# [TASK]
Give back the full listing, character for character, with no pictures.

# [MATERIAL PROVIDED]
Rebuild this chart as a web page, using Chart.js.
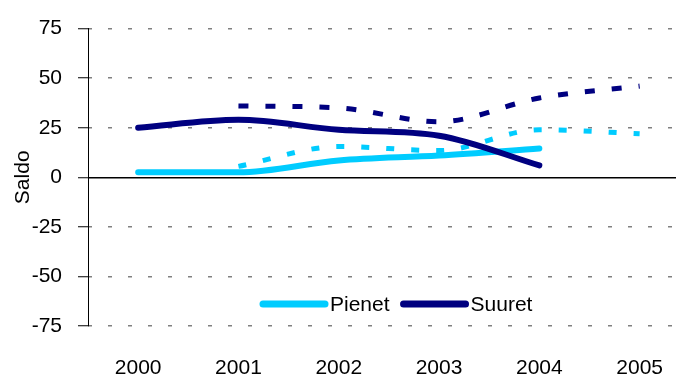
<!DOCTYPE html>
<html>
<head>
<meta charset="utf-8">
<script src="https://cdn.jsdelivr.net/npm/chart.js@4.4.1/dist/chart.umd.min.js"></script>
<style>
  html, body { margin: 0; padding: 0; background: #fff; }
  #wrap { width: 693px; height: 380px; }
</style>
</head>
<body>
<div id="wrap"><canvas id="saldoChart" width="693" height="380"></canvas></div>
<script>
// vuodet ja saldot
const years = [2000, 2001, 2002, 2003, 2004, 2005];
const pienet = [2.5, 2.5, 8.5, 11, 14.5, null];
const suuret = [25, 29, 24, 21, 6, null];
const pienetEnnuste = [null, 5.5, 15.5, 13.5, 24, 22];
const suuretEnnuste = [null, 36, 35, 28, 40, 46];
const yTicks = [-75, -50, -25, 0, 25, 50, 75];
const legendNames = ['Pienet', 'Suuret'];

const LIGHT = '#00CCFF';
const NAVY = '#000080';
const FONT = 'Liberation Sans, Arial, sans-serif';

function toPoints(arr) {
  return years.map((y, i) => ({x: y, y: arr[i]})).filter(p => p.y !== null);
}

// legend drawn inside the plot, only the solid series
const innerLegend = {
  id: 'innerLegend',
  afterDraw(chart) {
    const {ctx, chartArea} = chart;
    const y = chartArea.bottom - 22;
    let x = chartArea.left + 175;
    ctx.save();
    ctx.font = '21px ' + FONT;
    ctx.textBaseline = 'middle';
    ctx.fillStyle = '#000';
    legendNames.forEach(name => {
      const d = chart.data.datasets.find(ds => ds.label === name);
      ctx.strokeStyle = d.borderColor;
      ctx.lineWidth = 7;
      ctx.lineCap = 'round';
      ctx.beginPath();
      ctx.moveTo(x, y);
      ctx.lineTo(x + 62, y);
      ctx.stroke();
      x += 67;
      ctx.fillText(d.label, x, y + 1);
      x += ctx.measureText(d.label).width + 14;
    });
    ctx.restore();
  }
};

const ctx = document.getElementById('saldoChart').getContext('2d');
const chart = new Chart(ctx, {
  type: 'line',
  data: {
    datasets: [
      {label: 'Suuret', data: toPoints(suuret), borderColor: NAVY, borderWidth: 6,
       borderCapStyle: 'round', cubicInterpolationMode: 'monotone', pointRadius: 0, fill: false},
      {label: 'Pienet', data: toPoints(pienet), borderColor: LIGHT, borderWidth: 6,
       borderCapStyle: 'round', cubicInterpolationMode: 'monotone', pointRadius: 0, fill: false},
      {label: 'Suuret ennuste', data: toPoints(suuretEnnuste), borderColor: NAVY, borderWidth: 5,
       borderDash: [10, 17], borderCapStyle: 'butt', cubicInterpolationMode: 'monotone', pointRadius: 0, fill: false},
      {label: 'Pienet ennuste', data: toPoints(pienetEnnuste), borderColor: LIGHT, borderWidth: 5,
       borderDash: [8, 17], borderCapStyle: 'butt', cubicInterpolationMode: 'monotone', pointRadius: 0, fill: false}
    ]
  },
  options: {
    responsive: false,
    animation: false,
    layout: {padding: {top: 28, left: 0, right: 0, bottom: 0}},
    plugins: {legend: {display: false}, tooltip: {enabled: false}},
    scales: {
      x: {
        type: 'linear',
        min: 1999.5,
        max: 1999.5 + 605 / 103.2,
        afterBuildTicks: s => { s.ticks = years.map(v => ({value: v})); },
        afterFit: s => { s.height = 54; },
        grid: {display: false, drawTicks: false},
        border: {display: false},
        ticks: {color: '#000', font: {family: FONT, size: 21}, padding: 30,
                callback: v => String(v), maxRotation: 0, autoSkip: false}
      },
      y: {
        min: -75,
        max: 75,
        afterBuildTicks: s => { s.ticks = yTicks.map(v => ({value: v})); },
        afterFit: s => { s.width = 88; },
        title: {display: true, text: 'Saldo', color: '#000',
                font: {family: FONT, size: 21}, padding: {top: 11, bottom: 0}},
        ticks: {color: '#000', font: {family: FONT, size: 21}, padding: 16},
        grid: {
          color: c => c.tick && c.tick.value === 0 ? '#000' : '#808080',
          lineWidth: 1.5,
          tickColor: '#000',
          tickWidth: 1,
          tickLength: 10,
          tickBorderDash: []
        },
        border: {
          display: true, color: '#000', width: 1,
          dash: c => c.tick && c.tick.value === 0 ? [] : [4, 16],
          dashOffset: 1
        }
      }
    }
  },
  plugins: [innerLegend]
});
</script>
</body>
</html>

# [THE COMPLETED TASK]
Rebuild this chart as a web page, using Chart.js.
<!DOCTYPE html>
<html>
<head>
<meta charset="utf-8">
<script src="https://cdn.jsdelivr.net/npm/chart.js@4.4.1/dist/chart.umd.min.js"></script>
<style>
  html, body { margin: 0; padding: 0; background: #fff; }
  #wrap { width: 693px; height: 380px; }
</style>
</head>
<body>
<div id="wrap"><canvas id="saldoChart" width="693" height="380"></canvas></div>
<script>
// vuodet ja saldot
const years = [2000, 2001, 2002, 2003, 2004, 2005];
const pienet = [2.5, 2.5, 8.5, 11, 14.5, null];
const suuret = [25, 29, 24, 21, 6, null];
const pienetEnnuste = [null, 5.5, 15.5, 13.5, 24, 22];
const suuretEnnuste = [null, 36, 35, 28, 40, 46];
const yTicks = [-75, -50, -25, 0, 25, 50, 75];
const legendNames = ['Pienet', 'Suuret'];

const LIGHT = '#00CCFF';
const NAVY = '#000080';
const FONT = 'Liberation Sans, Arial, sans-serif';

function toPoints(arr) {
  return years.map((y, i) => ({x: y, y: arr[i]})).filter(p => p.y !== null);
}

// legend drawn inside the plot, only the solid series
const innerLegend = {
  id: 'innerLegend',
  afterDraw(chart) {
    const {ctx, chartArea} = chart;
    const y = chartArea.bottom - 22;
    let x = chartArea.left + 175;
    ctx.save();
    ctx.font = '21px ' + FONT;
    ctx.textBaseline = 'middle';
    ctx.fillStyle = '#000';
    legendNames.forEach(name => {
      const d = chart.data.datasets.find(ds => ds.label === name);
      ctx.strokeStyle = d.borderColor;
      ctx.lineWidth = 7;
      ctx.lineCap = 'round';
      ctx.beginPath();
      ctx.moveTo(x, y);
      ctx.lineTo(x + 62, y);
      ctx.stroke();
      x += 67;
      ctx.fillText(d.label, x, y + 1);
      x += ctx.measureText(d.label).width + 14;
    });
    ctx.restore();
  }
};

const ctx = document.getElementById('saldoChart').getContext('2d');
const chart = new Chart(ctx, {
  type: 'line',
  data: {
    datasets: [
      {label: 'Suuret', data: toPoints(suuret), borderColor: NAVY, borderWidth: 6,
       borderCapStyle: 'round', cubicInterpolationMode: 'monotone', pointRadius: 0, fill: false},
      {label: 'Pienet', data: toPoints(pienet), borderColor: LIGHT, borderWidth: 6,
       borderCapStyle: 'round', cubicInterpolationMode: 'monotone', pointRadius: 0, fill: false},
      {label: 'Suuret ennuste', data: toPoints(suuretEnnuste), borderColor: NAVY, borderWidth: 5,
       borderDash: [10, 17], borderCapStyle: 'butt', cubicInterpolationMode: 'monotone', pointRadius: 0, fill: false},
      {label: 'Pienet ennuste', data: toPoints(pienetEnnuste), borderColor: LIGHT, borderWidth: 5,
       borderDash: [8, 17], borderCapStyle: 'butt', cubicInterpolationMode: 'monotone', pointRadius: 0, fill: false}
    ]
  },
  options: {
    responsive: false,
    animation: false,
    layout: {padding: {top: 28, left: 0, right: 0, bottom: 0}},
    plugins: {legend: {display: false}, tooltip: {enabled: false}},
    scales: {
      x: {
        type: 'linear',
        min: 1999.5,
        max: 1999.5 + 605 / 103.2,
        afterBuildTicks: s => { s.ticks = years.map(v => ({value: v})); },
        afterFit: s => { s.height = 54; },
        grid: {display: false, drawTicks: false},
        border: {display: false},
        ticks: {color: '#000', font: {family: FONT, size: 21}, padding: 30,
                callback: v => String(v), maxRotation: 0, autoSkip: false}
      },
      y: {
        min: -75,
        max: 75,
        afterBuildTicks: s => { s.ticks = yTicks.map(v => ({value: v})); },
        afterFit: s => { s.width = 88; },
        title: {display: true, text: 'Saldo', color: '#000',
                font: {family: FONT, size: 21}, padding: {top: 11, bottom: 0}},
        ticks: {color: '#000', font: {family: FONT, size: 21}, padding: 16},
        grid: {
          color: c => c.tick && c.tick.value === 0 ? '#000' : '#808080',
          lineWidth: 1.5,
          tickColor: '#000',
          tickWidth: 1,
          tickLength: 10,
          tickBorderDash: []
        },
        border: {
          display: true, color: '#000', width: 1,
          dash: c => c.tick && c.tick.value === 0 ? [] : [4, 16],
          dashOffset: 1
        }
      }
    }
  },
  plugins: [innerLegend]
});
</script>
</body>
</html>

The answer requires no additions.